Lofty goals, but not likely to be very successful. The United States has little or no credibility in the region. The U.S. has caused massive death and instability in Iraq, and strengthened al Qaeda; they have also failed to calm the strife in Lebanon, bolster the Palestinian Authority, or bring pressure to bear on Syria.

Quite the contrary – U.S. policies have fanned the flames of Sunni extremism, and strengthened Iran. Those are the two things that cause the greatest consternation among the moderate Arab countries, because those are the two entities that threaten their grip on power.


Also not playing well to the locals is U.S. support for the ill-fated Israeli war against Hezbollah last summer. Continued attempts to undermine the popularly-elected Hamas in the Gaza strip. "The strategy is based on the assumption that you could isolate, weaken ... Hamas," while strengthening Abbas and his Fatah faction, said Shibley Telhami, a Middle East expert at the University of Maryland. "It cannot succeed. ... Everybody agrees that you can't simply isolate Hamas." Couple that failed strategy with United States’ continued support for Mubarak in Egypt, it pretty much puts the lie to claims that the United States “fosters Muslim democracy.”

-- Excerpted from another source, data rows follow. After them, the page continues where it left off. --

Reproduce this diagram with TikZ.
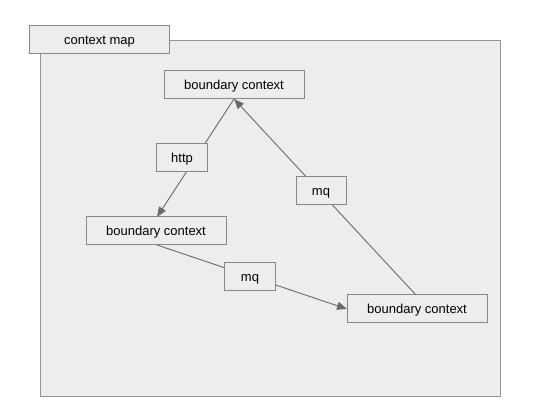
\documentclass[tikz,border=0pt]{standalone}
\usepackage{fontspec}
\setmainfont{Liberation Sans}
\usetikzlibrary{arrows.meta}
\definecolor{bgfill}{HTML}{EDEDED}
\definecolor{boxline}{HTML}{888888}
\definecolor{edgeline}{HTML}{6A6A6A}
\tikzset{
  bc/.style={draw=boxline, line width=1pt, fill=bgfill, minimum width=140pt, minimum height=28pt, inner sep=0pt, text height=9.5pt, text depth=0pt, font=\fontsize{13}{15}\selectfont},
  lbl/.style={bc, minimum width=51pt},
  rel/.style={draw=edgeline, line width=0.9pt},
  arr/.style={rel, -{Triangle[length=10pt,width=8pt]}}
}
\begin{document}
\begin{tikzpicture}[x=1pt,y=-1pt]
\useasboundingbox (0,0) rectangle (538,419);
\node[draw=boxline!90, line width=1.2pt, fill=bgfill, minimum width=460pt, minimum height=356pt, inner sep=0pt, anchor=north west] (frame) at (40,40) {};
\node[bc, anchor=north west] (tab) at (29,25) {context map};
\node[bc] (top) at (234,85) {boundary context};
\node[bc] (left) at (156,231) {boundary context};
\node[bc] (right) at (417,309) {boundary context};
\coordinate (topb) at (234,99);
\coordinate (leftt) at (157,217);
\coordinate (leftb) at (157,245);
\coordinate (rightl) at (347,309);
\coordinate (rightt) at (416,295);
\draw[arr] (topb) -- (leftt);
\draw[arr] (leftb) -- (rightl);
\draw[arr] (rightt) -- (topb);
\node[lbl] (http) at (182,158) {http};
\node[lbl] (mq1) at (250,277) {mq};
\node[lbl, minimum width=50pt] (mq2) at (321,191) {mq};
\end{tikzpicture}
\end{document}
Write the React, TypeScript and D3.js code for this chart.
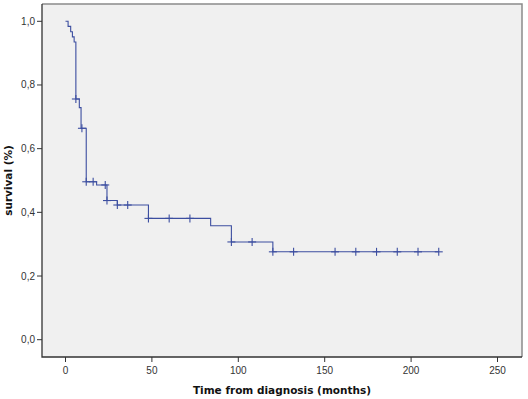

The leaders of friendly states have lost faith in the Bush administration and do not believe he will deliver on his promises. Therefore, they are reluctant to risk anything for Bush. “Our credibility is in tatters. They are not going to commit because they don’t trust us. That doesn’t mean they are not concerned about Iran. It just means they just don’t know what we are going to do,” said one senior State Department official, who spoke on condition of anonymity because he wasn't authorized to speak to reporters.

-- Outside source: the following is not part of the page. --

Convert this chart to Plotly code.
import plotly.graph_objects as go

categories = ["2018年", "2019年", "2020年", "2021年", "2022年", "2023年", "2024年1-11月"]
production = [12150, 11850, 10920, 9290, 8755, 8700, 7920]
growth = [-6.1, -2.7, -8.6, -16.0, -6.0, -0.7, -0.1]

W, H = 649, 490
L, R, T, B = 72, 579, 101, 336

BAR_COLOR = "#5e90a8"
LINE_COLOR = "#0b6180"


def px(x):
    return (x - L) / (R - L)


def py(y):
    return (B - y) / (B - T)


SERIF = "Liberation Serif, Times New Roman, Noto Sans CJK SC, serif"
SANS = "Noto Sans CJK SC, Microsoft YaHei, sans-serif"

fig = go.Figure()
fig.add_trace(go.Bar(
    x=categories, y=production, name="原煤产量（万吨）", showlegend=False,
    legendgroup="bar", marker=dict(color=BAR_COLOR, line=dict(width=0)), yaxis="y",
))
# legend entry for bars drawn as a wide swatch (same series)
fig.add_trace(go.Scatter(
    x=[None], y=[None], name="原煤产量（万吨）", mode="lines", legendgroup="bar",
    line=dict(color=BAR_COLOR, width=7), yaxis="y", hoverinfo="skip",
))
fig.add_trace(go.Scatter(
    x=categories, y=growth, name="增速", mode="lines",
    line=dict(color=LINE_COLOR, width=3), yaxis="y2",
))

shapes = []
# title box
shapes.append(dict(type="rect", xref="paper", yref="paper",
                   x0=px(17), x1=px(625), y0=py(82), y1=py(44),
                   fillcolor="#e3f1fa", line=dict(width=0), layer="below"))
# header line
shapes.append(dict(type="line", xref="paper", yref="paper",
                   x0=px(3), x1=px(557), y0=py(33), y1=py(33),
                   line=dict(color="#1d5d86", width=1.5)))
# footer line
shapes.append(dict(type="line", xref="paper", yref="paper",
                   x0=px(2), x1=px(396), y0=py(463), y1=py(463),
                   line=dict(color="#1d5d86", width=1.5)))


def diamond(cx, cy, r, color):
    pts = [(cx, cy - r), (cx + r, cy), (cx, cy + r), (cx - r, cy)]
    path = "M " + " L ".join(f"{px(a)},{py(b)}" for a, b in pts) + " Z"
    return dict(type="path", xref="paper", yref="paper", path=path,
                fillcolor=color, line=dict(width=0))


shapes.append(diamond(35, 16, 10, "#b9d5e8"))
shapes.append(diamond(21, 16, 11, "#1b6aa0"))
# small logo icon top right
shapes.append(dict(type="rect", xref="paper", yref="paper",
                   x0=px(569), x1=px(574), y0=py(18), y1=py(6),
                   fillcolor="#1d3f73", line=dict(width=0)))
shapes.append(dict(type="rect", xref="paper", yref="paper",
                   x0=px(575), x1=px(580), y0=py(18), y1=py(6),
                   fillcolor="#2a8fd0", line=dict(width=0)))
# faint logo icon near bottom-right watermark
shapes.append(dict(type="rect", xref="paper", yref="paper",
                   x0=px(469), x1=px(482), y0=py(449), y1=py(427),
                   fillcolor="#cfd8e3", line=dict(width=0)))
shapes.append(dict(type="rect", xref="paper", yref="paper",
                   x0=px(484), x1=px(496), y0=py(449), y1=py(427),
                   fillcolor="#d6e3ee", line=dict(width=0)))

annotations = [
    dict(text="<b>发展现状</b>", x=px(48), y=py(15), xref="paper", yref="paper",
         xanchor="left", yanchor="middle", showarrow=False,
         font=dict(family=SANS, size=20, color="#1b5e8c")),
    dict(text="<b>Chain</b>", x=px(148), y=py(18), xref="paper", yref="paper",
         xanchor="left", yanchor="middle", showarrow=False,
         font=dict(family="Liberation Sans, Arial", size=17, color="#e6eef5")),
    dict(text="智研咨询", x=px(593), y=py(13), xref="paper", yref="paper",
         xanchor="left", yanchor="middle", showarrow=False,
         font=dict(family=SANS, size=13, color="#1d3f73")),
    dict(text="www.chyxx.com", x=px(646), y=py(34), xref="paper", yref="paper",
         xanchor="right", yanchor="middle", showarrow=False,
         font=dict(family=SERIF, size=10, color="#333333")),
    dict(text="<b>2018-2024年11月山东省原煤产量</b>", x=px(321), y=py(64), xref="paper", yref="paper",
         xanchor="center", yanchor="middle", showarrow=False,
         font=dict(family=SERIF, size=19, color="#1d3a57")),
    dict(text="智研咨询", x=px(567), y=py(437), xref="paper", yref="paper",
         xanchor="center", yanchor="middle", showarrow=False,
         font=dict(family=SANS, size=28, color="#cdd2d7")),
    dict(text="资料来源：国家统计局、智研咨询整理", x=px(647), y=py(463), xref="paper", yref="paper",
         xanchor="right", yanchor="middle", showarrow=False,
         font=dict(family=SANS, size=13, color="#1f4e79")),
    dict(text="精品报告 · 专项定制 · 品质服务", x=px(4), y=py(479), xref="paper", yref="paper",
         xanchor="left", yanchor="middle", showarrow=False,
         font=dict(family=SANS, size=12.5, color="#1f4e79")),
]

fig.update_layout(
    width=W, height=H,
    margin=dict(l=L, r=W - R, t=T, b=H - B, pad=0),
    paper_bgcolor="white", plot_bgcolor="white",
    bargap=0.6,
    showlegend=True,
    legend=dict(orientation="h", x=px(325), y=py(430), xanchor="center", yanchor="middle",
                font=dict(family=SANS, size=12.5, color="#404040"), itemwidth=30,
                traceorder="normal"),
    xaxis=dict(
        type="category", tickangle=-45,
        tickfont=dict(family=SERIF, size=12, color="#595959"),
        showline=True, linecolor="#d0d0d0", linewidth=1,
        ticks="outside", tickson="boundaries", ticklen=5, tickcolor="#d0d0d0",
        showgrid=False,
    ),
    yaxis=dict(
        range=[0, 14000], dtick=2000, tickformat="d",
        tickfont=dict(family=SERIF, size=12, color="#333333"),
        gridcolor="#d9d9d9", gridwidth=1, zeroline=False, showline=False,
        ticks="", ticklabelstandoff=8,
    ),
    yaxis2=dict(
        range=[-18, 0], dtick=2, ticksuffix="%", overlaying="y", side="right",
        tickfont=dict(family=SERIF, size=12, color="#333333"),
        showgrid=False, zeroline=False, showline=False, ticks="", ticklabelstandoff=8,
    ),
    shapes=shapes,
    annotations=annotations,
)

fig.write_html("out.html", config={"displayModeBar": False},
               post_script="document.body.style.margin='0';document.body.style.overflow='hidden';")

One needn’t read Runes to see other signs of discord in the administration.

On the eve of the trip, unnamed U.S. officials told The New York Times that Washington believes Saudi Arabia has been unhelpful in Iraq by not supporting Prime Minister Nouri al Maliki's government. The administration publicly disavowed the report, but said that Saudi Arabia could do more to help. The leaked complaint seems unlikely to make life easier for Rice and Gates when they arrive in Jeddah, Saudi Arabia, early in the trip.

Pentagon and State Department officials said the trip is intended to reassure Arab leaders that the U.S. will uphold its security commitments in the region, and meanwhile, Arab diplomats in Washington resolutely maintain that they need more than reassurances. They have heard a lot of proposals and reassurances, but they have not seen a clear plan for peace or security in the region. The U.S. promises a more active role, but consistently fails to deliver. Arab diplomats in Washington voiced skepticism – anonymously – that the trip would be fruitful.


More than what Rice and Gates say on the trip, “[P]eople will be monitoring the debate in Washington. Everybody is watching that very closely and then will draw their own conclusions.” said one anonymous diplomat.


“There is no clarity,” another diplomat said on condition of anonymity, because he didn't want to disagree publicly with the administration. “The trip in and of itself is not important. What’s important is that the administration commit to dealing with the substantive issues.”

Rice and Gates have their work cut out for them. With 18 months left in office, it will be difficult to reshape the way the region sees the United States, said William Quandt, a professor of international relations at the University of Virginia, who as an aide to President Jimmy Carter helped craft the 1978 Camp David accords between Israel and Egypt.

“I don’t think they have a real strategy that has much chance of working,” Quandt said. Gates, who joined the administration in December, “may be able to calm things down a little. But that won’t change the course.”

The two Secretaries will attend meetings together in Saudi Arabia and Egypt, then they will part company. Gates will visit “other gulf states” and Rice will head for Israel and the Palestinain territories to meet with Mahmood Abbas and Israeli leaders. Saudi Arabia, Egypt and other U.S. allies in the region want the United States to reach out to the popularly-elected Hamas, which now controls Gaza, but Rice has steadfastly maintained that there will be no dealing with the Hamas, which is the U.S. classifies as a terrorist organization.